Depois da OMC, o quê?
Mais OMC, tudo na OMC?

Por Sérgio Ribeiro


No final da guerra de 39-45, a procura de (re)ordenar o mundo baseou-se numas Nações Unidas, com agências especializadas, para as questões sociais (OIT, transformando/actualizando a estrutura de 1919), a cultura (UNESCO), a agricultura (FAO), o desenvolvimento industrial (ONUDI), etc., além do Banco Mundial e do FMI. No entanto, para o comércio internacional, necessariamente mais aberto e com novas regras, não se chegou a uma organização. Apesar dos esforços dos EUA, mais liberalizantes, em quadro institucional – também desregulamentador –, para aproveitar terem chegado ao fim da guerra com grande supremacia económica, metade do PIB e 80% do stock de ouro monetário mundial, não se passou dum compromisso de acordo geral, o GATT. E com o GATT se viveram décadas, em permanente negociação inter-nações.

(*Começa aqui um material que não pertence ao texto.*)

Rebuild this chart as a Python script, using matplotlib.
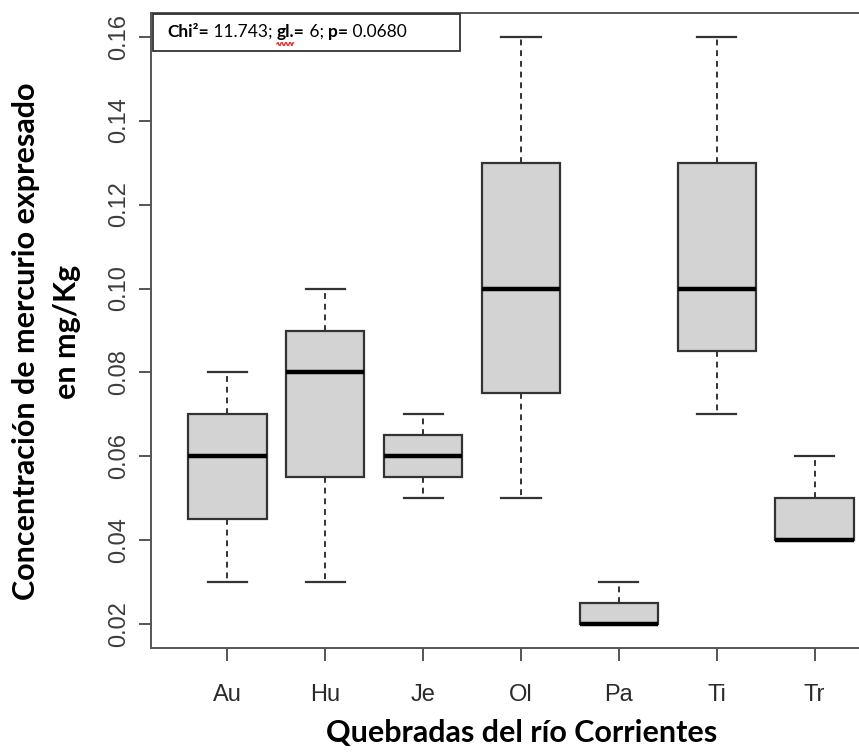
import matplotlib
matplotlib.use("Agg")
import numpy as np
import matplotlib.pyplot as plt
from matplotlib.patches import Rectangle
from matplotlib.lines import Line2D

categories = ["Au", "Hu", "Je", "Ol", "Pa", "Ti", "Tr"]
whisker_low = [0.030, 0.030, 0.050, 0.050, 0.020, 0.070, 0.040]
q1 =          [0.045, 0.055, 0.055, 0.075, 0.020, 0.085, 0.040]
median =      [0.060, 0.080, 0.060, 0.100, 0.020, 0.100, 0.040]
q3 =          [0.070, 0.090, 0.065, 0.130, 0.025, 0.130, 0.050]
whisker_high =[0.080, 0.100, 0.070, 0.160, 0.030, 0.160, 0.060]
yticks = [0.02, 0.04, 0.06, 0.08, 0.10, 0.12, 0.14, 0.16]
ytick_labels = ["0.02", "0.04", "0.06", "0.08", "0.10", "0.12", "0.14", "0.16"]
ylabel_lines = ["Concentración de mercurio expresado", "en mg/Kg"]
xlabel = "Quebradas del río Corrientes"
annotation = [("Chi²=", "bold"), (" 11.743; ", "normal"), ("gl.=", "bold"),
              (" 6; ", "normal"), ("p=", "bold"), (" 0.0680", "normal")]

W, H = 859, 753
fig = plt.figure(figsize=(W / 100, H / 100), dpi=100)
ax = fig.add_axes([151 / W, (H - 648) / H, (891 - 151) / W, (648 - 13) / H])

stats = []
for i, c in enumerate(categories):
    stats.append(dict(label=c, whislo=whisker_low[i], q1=q1[i], med=median[i],
                      q3=q3[i], whishi=whisker_high[i], fliers=[]))

edge = "#333333"
ax.bxp(stats, positions=range(1, len(categories) + 1), widths=0.8,
       patch_artist=True, showfliers=False,
       boxprops=dict(facecolor="#d3d3d3", edgecolor=edge, linewidth=1.6),
       medianprops=dict(color="black", linewidth=3.2, solid_capstyle="butt"),
       whiskerprops=dict(color=edge, linewidth=1.4, linestyle=(0, (3, 2.5))),
       capprops=dict(color=edge, linewidth=1.6), capwidths=0.4)

ax.set_xlim(0.22, 7.78)
ax.set_ylim(0.0144, 0.1656)
tick_font = ["Liberation Sans Narrow", "Liberation Sans", "DejaVu Sans"]
ax.set_yticks(yticks)
ax.set_yticklabels(ytick_labels, rotation=90, va="center", family=tick_font,
                   fontsize=17, color="#3c3c3c")
ax.set_xticks(range(1, len(categories) + 1))
ax.set_xticklabels(categories, family=tick_font, fontsize=17, color="#2a2a2a")
ax.tick_params(axis="both", length=9, width=1.4, color="#555555")
ax.tick_params(axis="y", pad=6)
ax.tick_params(axis="x", pad=17)
for s in ax.spines.values():
    s.set_color("#555555")
    s.set_linewidth(1.4)

bold_font = ["Lato", "DejaVu Sans"]
fig.text(26 / W, 1 - 341 / H, ylabel_lines[0], rotation=90,
         ha="center", va="center", fontsize=22, fontweight="bold", family=bold_font)
fig.text(67 / W, 1 - 332 / H, ylabel_lines[1], rotation=90,
         ha="center", va="center", fontsize=22, fontweight="bold", family=bold_font)
fig.text(522 / W, 1 - 733 / H, xlabel,
         ha="center", va="center", fontsize=22, fontweight="bold", family=bold_font)

# annotation box
fig.patches.append(Rectangle((153 / W, 1 - 51 / H), (460 - 153) / W, (51 - 14) / H,
                             transform=fig.transFigure, facecolor="white",
                             edgecolor="#333333", linewidth=1.3))
x = 167 / W
fig.canvas.draw()
r = fig.canvas.get_renderer()
for txt, wt in annotation:
    t = fig.text(x, 1 - 32 / H, txt, ha="left", va="center", fontsize=12.5,
                 fontweight=wt, family=bold_font)
    bb = t.get_window_extent(renderer=r)
    if txt.startswith("gl"):
        # red spell-check squiggle under "gl"
        x0 = bb.x0
        x1 = bb.x0 + bb.width * 0.6
        xs = np.linspace(x0, x1, 25)
        ys = (H - 44) + 1.3 * np.sign(np.sin((xs - x0) / 2.0 * np.pi))
        fig.lines.append(Line2D(xs / W, ys / H, transform=fig.transFigure,
                                color="#e03030", linewidth=0.9))
    x += bb.width / W

fig.savefig("out.png", dpi=100)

Foram, entre 47 – ano da criação do GATT – e 86, oito ciclos de negociações entre as chamadas «partes contratantes». Depois de 61, foram as «rondas» – Dillon (61-63), Kennedy (64-67), Tóquio (73-79) e Uruguai (86-93) – e nelas começaram por ter papel relevante os países "em vias de desenvolvimento", particularmente os «não-alinhados».
Não obstante o comércio internacional ter sempre reflectido a supremacia relativa do modo de produção capitalista, nas «rondas», as negociações nunca foram fáceis, e muitas vezes houve posições coincidentes, e por isso mais fortes, dos países socialistas e dos PVD, o que levou a que tivessem sido forum para confrontos que, sendo comerciais e económicos, também tinham grande significado político.

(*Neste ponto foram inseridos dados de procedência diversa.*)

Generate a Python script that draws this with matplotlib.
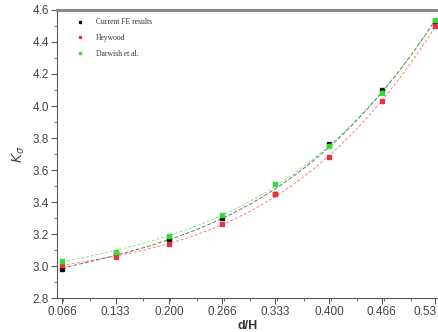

Durante o Uruguai Round (UR), erodiu essa frente que se opunha à corrente que, com a capa e os argumentos do livre/leal comércio, procurava desregulamentar o que traduzisse regulação a níveis nacionais. E a frente erodiu com o desaparecimento dos países socialistas, que deixou os PVD sem apoios e sem alternativas.

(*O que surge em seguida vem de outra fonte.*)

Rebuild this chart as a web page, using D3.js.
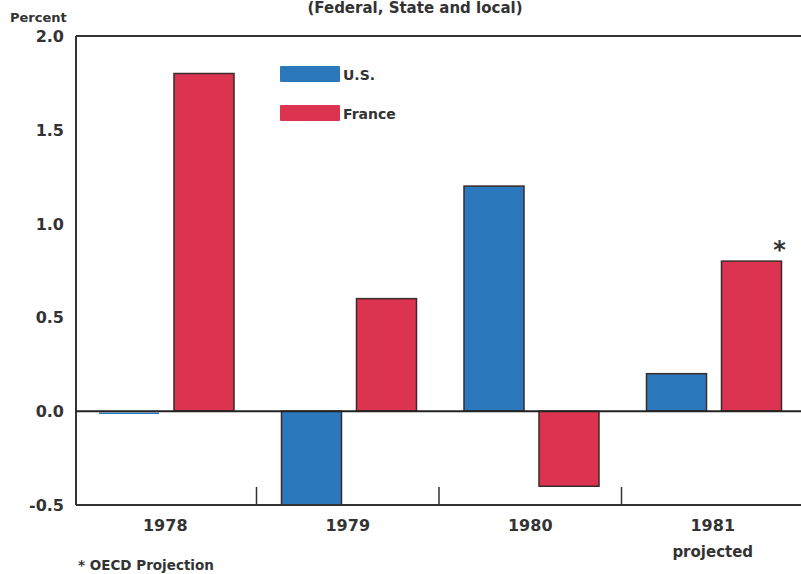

Mas não se ficaram por aí as consequências nefastas desse desaparecimento, que hoje tanto se explora com a renovada apregoação da relevância e do simbolismo da queda do muro de Berlim. Três anos após o termo programado da UR, o seu prolongamento para lá de 90 possibilitou que tal negociação tivesse ido mais longe que o anunciado, embora tivesse arrancado com o objectivo de «atacar as causas profundas dos obstáculos às trocas internacionais». Sobretudo, evidentemente, as causas profundas dos interesses dos PVD...
Por isso, nas novas condições, sem países socialistas, com os PVD enfraquecidos em si mesmos e também por ausência de apoios, o UR, criando a Organização Mundial do Comércio, alcançou o que, no final da guerra, não fora possível, a institucionalização do liberalismo e da mercadorização por via da comércio internacional, sem os «entraves» de rondas negociais entre «partes contratantes», inter-nações.
Pretende-se que a OMC seja a cereja no topo do bolo do liberalismo, expressão do estádio supremo do capitalismo transnacional – repare-se: transnacional é o que passa por cima do que é inter-nacional! Ao seu nível, institucional, isso alcança-se por aprofundamento da mercadorização nos campos que lhe estão cometidos e por extensão a outros campos.
Em Seattle não se discutiu a agenda de uma ronda negocial entre «partes contratantes», mas sim no interior de uma organização supra(ou trans)nacional. Na ronda procurar-se-á aprofundar o «avanço» de Marraqueche, já do âmbito da OMC, e estender a acção desta às áreas dos serviços (GATS), da propriedade intelectual (TRIP’s), da cultura, do investimento em todas as áreas (recuperação do abortado AMI na OCDE), da saúde (como tão convincentemente reivindicam meios de negócios norte-americanos, atentos às potencialidades de tal negócio quando envelhece a população e pode florescer o mercado da saúde, dos cuidados médicos e medicamentosos).
As forças consequentes na defesa do que são direitos e não mercados e mercadorias e a chamada opinião pública, pelas ONG (e não só), mostraram estar atentas. Mas é preciso lembrar que estas são negociações (internas... mas negociações) para durar. Distracções podem ser muito graves!